URBN Marketplace
Role: Manager, Product Management
For retailers trying to compete in the "age of Amazon," a marketplace strategy can be key to survival. What is a marketplace, exactly, besides a one stop shop for many different types of goods? Well for the URBN brands, a "marketplace" is really the ability to sell products direct from suppliers. This minimizes upfront investments in inventory and warehousing while increasing a brand's ability to quickly offer new and expanded product lines with minimal risk. The URBN product team was brought in to lead the discovery, requirements, and design phases for the eCommerce related portions of the marketplace program.
I. The Why?
Prior to starting any requirements gathering or design work, our team worked with stakeholders in finance, buying, and executive leadership to understand the "why" behind the marketplace strategy. The basic tenants of the program revolved around 3 main opportunities: 1) Ability to quickly and easily grow product assortments without requiring upfront investments in inventory 2) The ability to scale the marketplace without additional investment (once the architecture was established, X number of new vendors could be on-boarded without incurring additional cost) 3) The ability to quickly bring on new vendors to respond to changes in market demands.
II. The Design Sprint
The marketplace project would touch virtually every aspect of the existing URBN infrastructure. As such, one of the critical aspects for our team in getting started was to do what Google calls, "create a shared brain." We needed all of the designers, product folks, engineers, and creative partners to explore the problem space together and establish a shared understanding of both our customer needs and business objectives before launching into solution design.

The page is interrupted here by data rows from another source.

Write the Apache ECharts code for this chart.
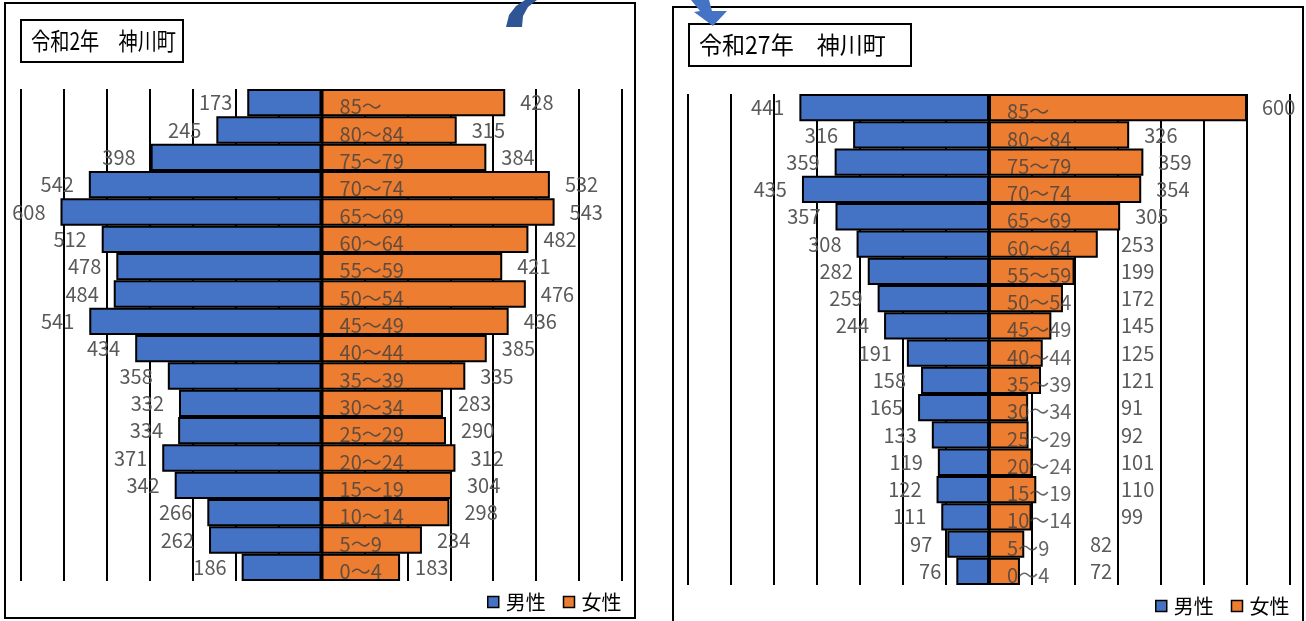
<!DOCTYPE html>
<html>
<head>
<meta charset="utf-8">
<script src="https://cdn.jsdelivr.net/npm/echarts@6/dist/echarts.min.js"></script>
<style>
html,body{margin:0;padding:0;background:#fff;}
#c{width:1306px;height:621px;}
</style>
</head>
<body>
<div id="c"></div>
<script>
// ---- data (rows top to bottom) ----
const ageGroups = ['85～','80～84','75～79','70～74','65～69','60～64','55～59','50～54','45～49','40～44','35～39','30～34','25～29','20～24','15～19','10～14','5～9','0～4'];
const titleLeft = '令和2年　神川町';
const titleRight = '令和27年　神川町';
const maleR2 = [173,245,398,542,608,512,478,484,541,434,358,332,334,371,342,266,262,186];
const femaleR2 = [428,315,384,532,543,482,421,476,436,385,335,283,290,312,304,298,234,183];
const maleR27 = [441,316,359,435,357,308,282,259,244,191,158,165,133,119,122,111,97,76];
const femaleR27 = [600,326,359,354,305,253,199,172,145,125,121,91,92,101,110,99,82,72];
const seriesNames = ['男性','女性'];

// ---- style ----
const FONT = '"Noto Sans CJK JP","Noto Sans",sans-serif';
const BLUE = '#4472C4', ORANGE = '#ED7D31';
const grids = [
  {left: 21, top: 89, width: 601, height: 492},
  {left: 688, top: 94, width: 602, height: 491}
];
// right chart: female labels of the small rows sit at a common column (in axis units)
const rightFemaleLabelFloor = [0,0,0,0,0,272,272,272,272,272,272,272,272,272,272,272,200,200];

const chart = echarts.init(document.getElementById('c'), null, {renderer: 'canvas'});

function valueLabel(pos) {
  return {show: true, position: pos, distance: 15, color: '#595959', fontSize: 20, fontFamily: FONT,
    formatter: p => String(Math.abs(Array.isArray(p.value) ? p.value[0] : p.value))};
}
function barSeries(name, idx, values, color, pos, floors) {
  const pxPerUnit = grids[idx].width / 1400;
  return {
    name, type: 'bar', xAxisIndex: idx, yAxisIndex: idx,
    barGap: '-100%', barCategoryGap: '0%',
    itemStyle: {color, borderColor: '#000', borderWidth: 2},
    label: valueLabel(pos),
    silent: true,
    data: values.map((v, i) => {
      const d = {value: name === seriesNames[0] ? -v : v};
      if (floors && floors[i] > v) d.label = {offset: [(floors[i] - v) * pxPerUnit, 0]};
      return d;
    })
  };
}
function catLabels(idx) {
  return {
    type: 'scatter', xAxisIndex: idx, yAxisIndex: idx, symbolSize: 0.1, silent: true, z: 10,
    itemStyle: {color: 'rgba(0,0,0,0)'},
    label: {show: true, position: 'right', distance: 18, offset: [0, 4], color: '#404040', fontSize: 20, fontFamily: FONT,
      formatter: p => p.value[1]},
    data: ageGroups.map(c => [0, c])
  };
}
function xAxis(idx) {
  return {gridIndex: idx, type: 'value', min: -700, max: 700, interval: 100,
    axisLine: {show: false}, axisTick: {show: false}, axisLabel: {show: false},
    splitLine: {show: true, lineStyle: {color: '#000', width: 2}}};
}
function yAxis(idx) {
  return {gridIndex: idx, type: 'category', data: ageGroups, inverse: true,
    axisLine: {show: false}, axisTick: {show: false}, axisLabel: {show: false}, splitLine: {show: false}};
}
function legend(left, top) {
  return {left, top, itemWidth: 11, itemHeight: 11, itemGap: 17, icon: 'rect',
    data: seriesNames, selectedMode: false,
    itemStyle: {borderColor: '#000', borderWidth: 1.5},
    textStyle: {fontSize: 20, fontFamily: FONT, color: '#000', padding: [0, 0, 0, 2]}};
}
function titleBox(x, y, w, h, text, fs, sx) {
  return {type: 'group', left: x, top: y, z: 50, children: [
    {type: 'rect', shape: {x: 0, y: 0, width: w, height: h}, style: {fill: '#fff', stroke: '#000', lineWidth: 2}},
    {type: 'text', x: 10, y: h / 2, scaleX: sx, style: {text, fill: '#000', font: fs + 'px ' + FONT, textVerticalAlign: 'middle'}}
  ]};
}

chart.setOption({
  animation: false,
  backgroundColor: '#fff',
  grid: grids,
  xAxis: [xAxis(0), xAxis(1)],
  yAxis: [yAxis(0), yAxis(1)],
  legend: [legend(482, 587), legend(1150, 591)],
  series: [
    barSeries(seriesNames[0], 0, maleR2, BLUE, 'left'),
    barSeries(seriesNames[1], 0, femaleR2, ORANGE, 'right'),
    catLabels(0),
    barSeries(seriesNames[0], 1, maleR27, BLUE, 'left'),
    barSeries(seriesNames[1], 1, femaleR27, ORANGE, 'right', rightFemaleLabelFloor),
    catLabels(1)
  ],
  graphic: [
    {type: 'rect', shape: {x: 5, y: 3, width: 630, height: 615}, style: {fill: 'none', stroke: '#000', lineWidth: 2}, z: 40},
    {type: 'rect', shape: {x: 673, y: 7, width: 630, height: 630}, style: {fill: 'none', stroke: '#000', lineWidth: 2}, z: 40},
    titleBox(20, 19, 162, 42, titleLeft, 24, 0.8),
    titleBox(688, 23, 222, 42, titleRight, 24, 0.96),
    {type: 'polygon', z: 60, shape: {points: [[506,27],[509,15],[516,6],[525,0],[537,0],[528,7],[523,16],[522,27]]}, style: {fill: '#2F5597'}},
    {type: 'polygon', z: 60, shape: {points: [[691,0],[709,0],[712,11],[727,11],[713,26],[694,12],[700,11]]}, style: {fill: BLUE}}
  ]
});
</script>
</body>
</html>
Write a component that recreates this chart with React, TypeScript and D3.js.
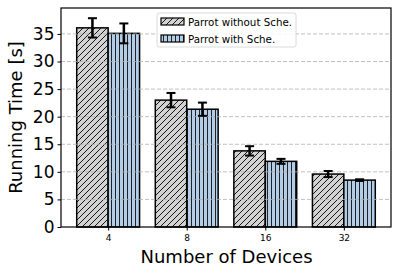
import { useEffect, useRef } from "react";
import * as d3 from "d3";

const categories = ["4", "8", "16", "32"];
const withoutSche = [36.1, 23.0, 13.8, 9.6];
const withoutErr = [1.75, 1.3, 0.85, 0.55];
const withSche = [35.1, 21.35, 11.9, 8.5];
const withErr = [1.8, 1.2, 0.45, 0.15];
const yTicks = [0, 5, 10, 15, 20, 25, 30, 35];
const seriesNames = ["Parrot without Sche.", "Parrot with Sche."];

const App = () => {
  const svgRef = useRef<SVGSVGElement>(null);

  useEffect(() => {
    const svg = d3.select(svgRef.current);
    svg.selectAll("*").remove();

    const width = 399;
    const height = 275;
    const margin = { top: 8, right: 8, bottom: 48, left: 61 };
    const w = width - margin.left - margin.right;
    const h = height - margin.top - margin.bottom;

    svg.attr("width", width).attr("height", height);

    const defs = svg.append("defs");
    const diag = defs
      .append("pattern")
      .attr("id", "hatch-diag")
      .attr("patternUnits", "userSpaceOnUse")
      .attr("width", 6)
      .attr("height", 6);
    diag.append("rect").attr("width", 6).attr("height", 6).attr("fill", "#d3d3d3");
    diag
      .append("path")
      .attr("d", "M0,6 L6,0 M-1.5,1.5 L1.5,-1.5 M4.5,7.5 L7.5,4.5")
      .attr("stroke", "#000")
      .attr("stroke-width", 0.9);

    const vert = defs
      .append("pattern")
      .attr("id", "hatch-vert")
      .attr("patternUnits", "userSpaceOnUse")
      .attr("width", 4)
      .attr("height", 4);
    vert.append("rect").attr("width", 4).attr("height", 4).attr("fill", "#b3cde8");
    vert.append("rect").attr("x", 2).attr("width", 1).attr("height", 4).attr("fill", "#222");

    const chart = svg.append("g").attr("transform", `translate(${margin.left},${margin.top})`);

    const x = d3.scaleLinear().domain([-0.6, 3.6]).range([0, w]);
    const y = d3.scaleLinear().domain([0, 39.7]).range([h, 0]);
    const bw = x(0.4) - x(0);

    const series = [
      { vals: withoutSche, errs: withoutErr, fill: "url(#hatch-diag)", off: -1 },
      { vals: withSche, errs: withErr, fill: "url(#hatch-vert)", off: 0 },
    ];

    series.forEach((s) => {
      chart
        .selectAll(null)
        .data(s.vals)
        .enter()
        .append("rect")
        .attr("x", (_, i) => x(i) + s.off * bw)
        .attr("y", (d) => y(d))
        .attr("width", bw)
        .attr("height", (d) => h - y(d))
        .attr("fill", s.fill)
        .attr("stroke", "#000")
        .attr("stroke-width", 1.5);
    });

    // grid on top of bars
    chart
      .selectAll(null)
      .data(yTicks.filter((t) => t > 0))
      .enter()
      .append("line")
      .attr("x1", 0)
      .attr("x2", w)
      .attr("y1", (d) => y(d))
      .attr("y2", (d) => y(d))
      .attr("stroke", "#b0b0b0")
      .attr("stroke-width", 0.8)
      .attr("stroke-dasharray", "4,2");

    // error bars
    series.forEach((s) => {
      s.vals.forEach((v, i) => {
        const cx = x(i) + s.off * bw + bw / 2;
        const e = s.errs[i];
        const g = chart.append("g").attr("stroke", "#000").attr("stroke-width", 2.5);
        g.append("line").attr("x1", cx).attr("x2", cx).attr("y1", y(v - e)).attr("y2", y(v + e));
        g.append("line").attr("x1", cx - 4.5).attr("x2", cx + 4.5).attr("y1", y(v - e)).attr("y2", y(v - e)).attr("stroke-width", 2);
        g.append("line").attr("x1", cx - 4.5).attr("x2", cx + 4.5).attr("y1", y(v + e)).attr("y2", y(v + e)).attr("stroke-width", 2);
      });
    });

    // frame
    chart
      .append("rect")
      .attr("width", w)
      .attr("height", h)
      .attr("fill", "none")
      .attr("stroke", "#000")
      .attr("stroke-width", 1.2);

    // y axis
    const yAxis = chart
      .append("g")
      .call(d3.axisLeft(y).tickValues(yTicks).tickSize(3.5).tickPadding(3).tickFormat(d3.format("d")));
    yAxis.select(".domain").remove();
    yAxis.selectAll("line").attr("stroke-width", 1);
    yAxis
      .selectAll("text")
      .style("font-family", "DejaVu Sans")
      .style("font-size", "17px")
      .attr("fill", "#000");

    // x axis
    const xAxis = chart
      .append("g")
      .attr("transform", `translate(0,${h})`)
      .call(
        d3
          .axisBottom(x)
          .tickValues(d3.range(categories.length))
          .tickSize(3.5)
          .tickPadding(4)
          .tickFormat((d) => categories[d as number])
      );
    xAxis.select(".domain").remove();
    xAxis.selectAll("line").attr("stroke-width", 1);
    xAxis
      .selectAll("text")
      .style("font-family", "DejaVu Sans")
      .style("font-size", "9px")
      .attr("fill", "#000");

    // axis labels
    svg
      .append("text")
      .attr("x", margin.left + w / 2 + 0.5)
      .attr("y", 263)
      .attr("text-anchor", "middle")
      .style("font-family", "DejaVu Sans")
      .style("font-size", "18px")
      .text("Number of Devices");

    svg
      .append("text")
      .attr("transform", `translate(22,${margin.top + h / 2}) rotate(-90)`)
      .attr("text-anchor", "middle")
      .style("font-family", "DejaVu Sans")
      .style("font-size", "18px")
      .text("Running Time [s]");

    // legend
    const lg = svg.append("g").attr("transform", "translate(157,13)");
    lg.append("rect")
      .attr("width", 139)
      .attr("height", 34)
      .attr("rx", 2)
      .attr("fill", "#fff")
      .attr("fill-opacity", 0.85)
      .attr("stroke", "#d0d0d0")
      .attr("stroke-width", 0.8);
    seriesNames.forEach((name, i) => {
      const row = lg.append("g").attr("transform", `translate(4,${5 + i * 17})`);
      row
        .append("rect")
        .attr("width", 23)
        .attr("height", 7)
        .attr("fill", i === 0 ? "url(#hatch-diag)" : "url(#hatch-vert)")
        .attr("stroke", "#000")
        .attr("stroke-width", 1.2);
      row
        .append("text")
        .attr("x", 27)
        .attr("y", 7.5)
        .style("font-family", "DejaVu Sans")
        .style("font-size", "10.3px")
        .text(name);
    });
  }, []);

  return <svg ref={svgRef} style={{ display: "block", position: "absolute", left: 0, top: 0 }} />;
};

export default App;
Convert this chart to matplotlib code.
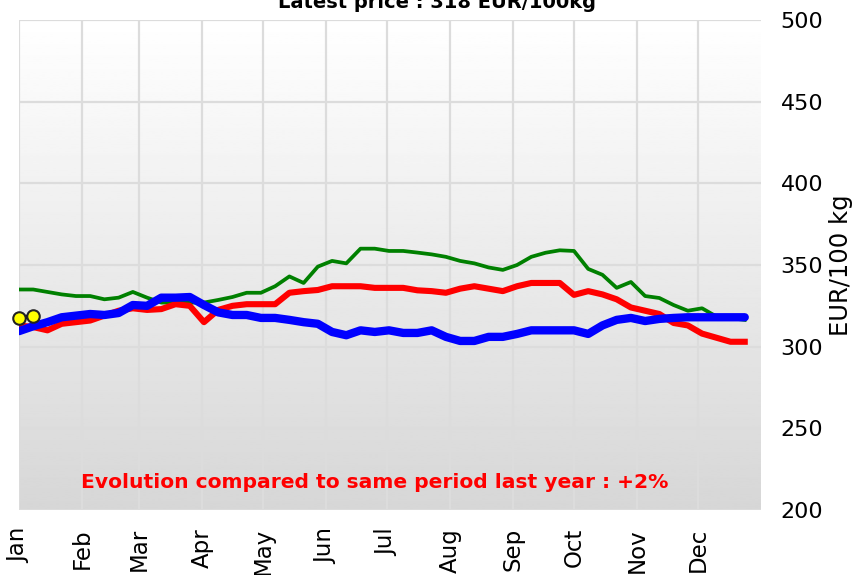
import numpy as np
import matplotlib.pyplot as plt

# weekly prices, EUR/100 kg
weeks = np.arange(52)
days = weeks * 7

green_prices = [335, 335, 333.5, 332, 331, 331, 329, 330, 333.5, 330,
                327, 327, 327, 327, 328.6, 330.4, 333, 333, 337, 343,
                339, 349, 352.5, 351, 360, 360, 358.6, 358.6, 357.6, 356.5,
                355, 352.5, 351, 348.5, 347, 350, 355, 357.5, 359, 358.6,
                347.6, 344, 336, 339.6, 331, 329.8, 325.5, 322, 323.5, 318.5,
                317.5, 316.4]

red_prices = [313, 312, 310, 314, 315, 316, 319, 322, 323.5, 322.5,
              323, 326, 325, 315, 322.5, 325, 326, 326, 326, 333,
              334, 334.7, 337, 337, 337, 336, 336, 336, 334.5, 334,
              333, 335.5, 337, 335.5, 334, 337, 339, 339, 339, 331.7,
              334, 332, 329, 324, 322, 320, 314.5, 313, 308, 305.5,
              303, 303]

blue_prices = [309.5, 312.5, 315, 318, 319, 320, 319.4, 320.6, 325.5, 325,
               330, 330, 330.4, 325.5, 321, 319.4, 319.4, 317.6, 317.6, 316.4,
               315, 314, 309, 307, 310, 309, 310, 308.4, 308.4, 310,
               306, 303.5, 303.5, 306, 306, 307.8, 310, 310, 310, 310,
               307.8, 313, 316.4, 317.6, 315.7, 317, 317.6, 318, 318, 318,
               318, 318]

current_days = [0, 7]
current_prices = [317.8, 318.6]

month_starts = [0, 31, 59, 90, 120, 151, 181, 212, 243, 273, 304, 334]
month_labels = ["Jan", "Feb", "Mar", "Apr", "May", "Jun",
                "Jul", "Aug", "Sep", "Oct", "Nov", "Dec"]
y_ticks = [200, 250, 300, 350, 400, 450, 500]

fig = plt.figure(figsize=(8.6, 5.75), dpi=100)
ax = fig.add_axes([19 / 860, 65 / 575, 742 / 860, 490 / 575])

# grey gradient background
grad = np.linspace(1.0, 0.0, 256).reshape(-1, 1)
ax.imshow(grad, extent=[0, 1, 0, 1], transform=ax.transAxes, aspect="auto",
          cmap="gray", vmin=-5.3, vmax=1.0, zorder=0)

ax.plot(days, green_prices, color="#008000", lw=2.7, zorder=3)
ax.plot(days, red_prices, color="#ff0000", lw=4.4, zorder=4)
ax.plot(days, blue_prices, color="#0000ff", lw=6, zorder=5,
        solid_capstyle="round")
ax.plot(current_days, current_prices, color="black", lw=3, zorder=6,
        marker="o", markersize=9, markerfacecolor="#ffff00",
        markeredgecolor="#222222", markeredgewidth=1.5, clip_on=False)

ax.set_xlim(0, 365)
ax.set_ylim(200, 500)

ax.set_xticks(month_starts)
ax.set_xticklabels(month_labels, rotation=90, fontsize=16.5, va="top",
                   ha="center")
ax.set_yticks(y_ticks)
ax.yaxis.tick_right()
ax.yaxis.set_label_position("right")
ax.tick_params(axis="y", length=0, pad=14, labelsize=16)
ax.tick_params(axis="x", length=0, pad=13)
ax.set_ylabel("EUR/100 kg", fontsize=17.5, labelpad=4)

ax.grid(True, color="#dcdcdc", lw=1.6)
for gl in ax.get_xgridlines() + ax.get_ygridlines():
    gl.set_zorder(1)
for s in ax.spines.values():
    s.set_visible(False)

ax.text(0.48, 0.057, "Evolution compared to same period last year : +2%",
        transform=ax.transAxes, color="#ff0000", fontsize=14.6,
        fontweight="bold", ha="center", va="center", zorder=7)

fig.text(437 / 860, 1 - 8 / 575, "Latest price : 318 EUR/100kg",
         fontsize=14, fontweight="bold", ha="center", va="baseline")

fig.savefig("out.png", dpi=100)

ACTIVITY 1: Understand the Problem Space
As a group, our first task was to understand the problem:
Who are the users of our marketplace?
What are their needs?
What will the shopping journey entail?
What are competitors doing?
It was critical that our large group have a SHARED understanding of the context for our marketplace project. To accomplish this, we broke our large team into small working groups. Each group examined a portion of the eCommerce customer journey (Homepage > Navigation > Category > Product > Checkout) and used post it notes to document: a) what the customer was seeing/thinking/doing (pink notes) and b) what the business was seeing thinking doing (blue notes).
The post-its were organized and consolidated by a moderator and then the small teams re-grouped to review. Through this exercise, the larger team was able to develop a shared understanding about what was and wasn't important to focus on at each point in the purchase path.